Существует большая опубликованная литература о действии ядерного оружия. Я напомню поэтому лишь несколько показательных цифр. Взрыв, при котором выделяется такая же энергия, как при взрыве одного миллиона тонн тротила (условно говоря — взрыв «мощностью в одну мегатонну» — таков, по-видимому, взрыв легкого термоядерного заряда ракет типа «Полярис» и подобных ей по грузоподъемности) разрушает строения городского типа на площади около 50 кв. км и сжигает все, что может гореть, на той же площади; убивает, даже при наличии убежищ, сотни тысяч людей. Наземный или относительно низкий взрыв сопровождается выпадением радиоактивных осадков в «радиоактивном следе» по ходу ветра. Осадки состоят из песчинок и пылинок, поднятых с поверхности земли взрывом и «напитавшихся» с поверхности радиоактивными продуктами деления урана. След от мегатонного взрыва создает смертельную дозу облучения (600–1000 рентген, а в центре еще выше) на площади в несколько тысяч квадратных километров. Действие излучаемых в момент взрыва гамма-лучей (которые принесли так много несчастья в Хиросиме и Нагасаки) отступает для мегатонных взрывов на второй план, так как эти лучи поглощаются в воздухе на расстояниях много меньших радиуса действия ударной волны.

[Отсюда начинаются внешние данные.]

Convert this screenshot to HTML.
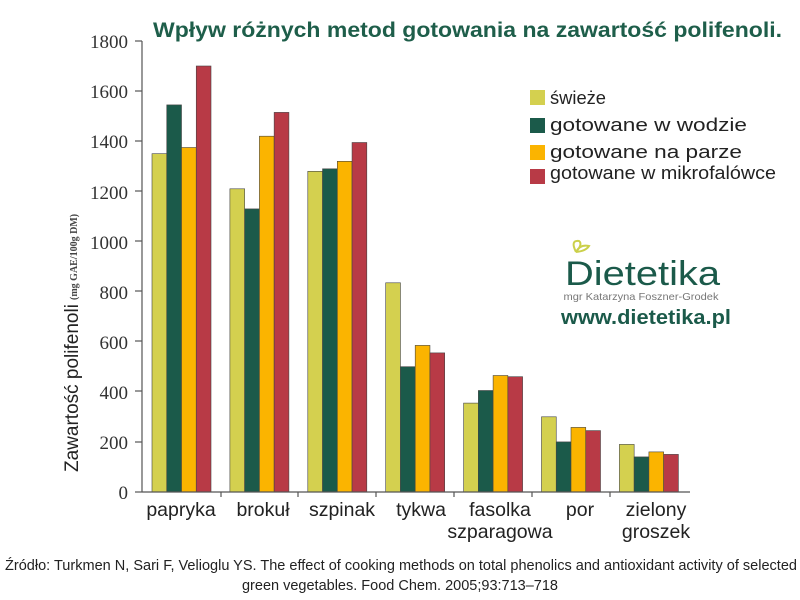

По Владивостокскому соглашению каждая из сторон, СССР и США, может иметь по 2400 носителей зарядов. Мощность зарядов, переносимых одним носителем, соглашением никак не оговорена.
По данным из литературы, мощность современных термоядерных зарядов лежит в пределах от одной мегатонны (мелкие ракеты типа «Полярис» и ей подобные) до 30 мегатонн или выше (авиабомбы, самые тяжелые ракеты). В 1961 году в Советском Союзе был испытан термоядерный заряд, который имеет в полном по закладке боевом («грязном») варианте мощность более 100 мегатонн (об этом было заявлено Н. С. Хрущевым на XXII съезде КПСС).